L’idéal ne serait pas, non plus, qu’ils prennent publiquement des initiatives qui peuvent être interprétées comme des tentatives d’infléchir le cours de la justice dans un sens ou dans un autre. Quand on demande publiquement au Président de la République de libérer Massamba ou Mademba, on conforte l’idée fortement répandue que notre justice n’est pas indépendante, qu’elle est instrumentalisée par l’Exécutif.
 
Si j’étais un chef religieux, je m’informerais d’abord largement avant de me risquer à intervenir en faveur d’un talibé qui a maille à partir avec la justice. Tous les talibés ne sont pas des modèles de bonne conduite. En particulier, être homonyme d’un saint ou même du Prophète (PSL) ne saurait être un prétexte commode pour ne pas répondre de ses actes, s’ils sont délictueux. Quand on s’appelle El Hadj Malick, El Hadj Oumar Foutiyou, Cheikh Amadou Bamba, etc., on doit essayer de s’imposer, en toutes circonstances, une conduite qui s’inspire de celle de son illustre homonyme.
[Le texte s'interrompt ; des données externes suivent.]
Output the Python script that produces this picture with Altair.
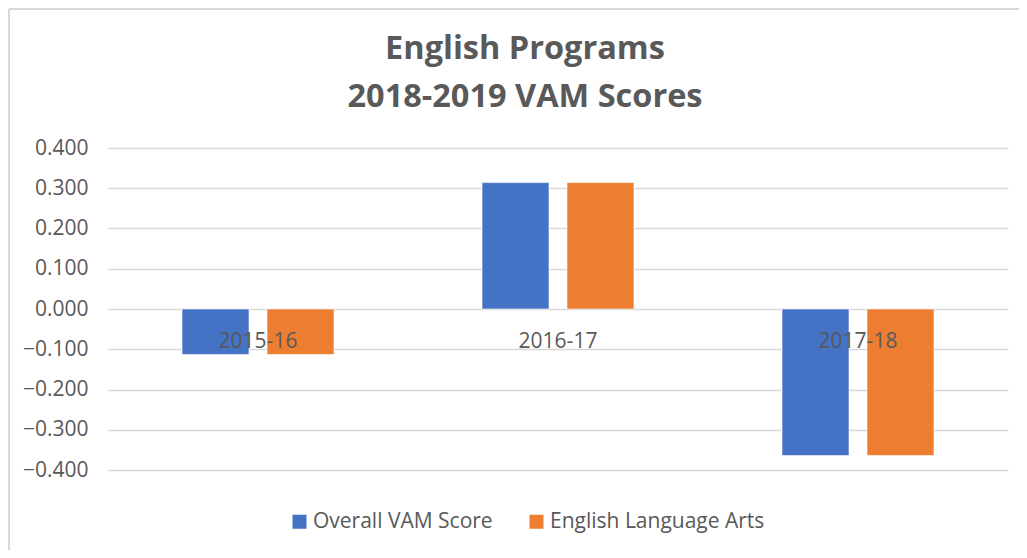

Cette homonymie ne doit être en aucun cas perçue comme un privilège qui permet tous les écarts, mais plutôt comme un sacerdoce, une lourde responsabilité.
 
En conclusion, je précise que la réflexion qui vient d’être développée ici ne vise, en particulier, aucune religion, aucune confrérie, ni aucun compatriote qui serait dans les liens de la justice. Elle n’a pour seul objectif que d’exprimer, en toute liberté, un point de vue sur des questions importantes agitées çà et là, et qui peuvent influencer dans un sens ou dans un autre, la marche des affaires publiques dans notre pays.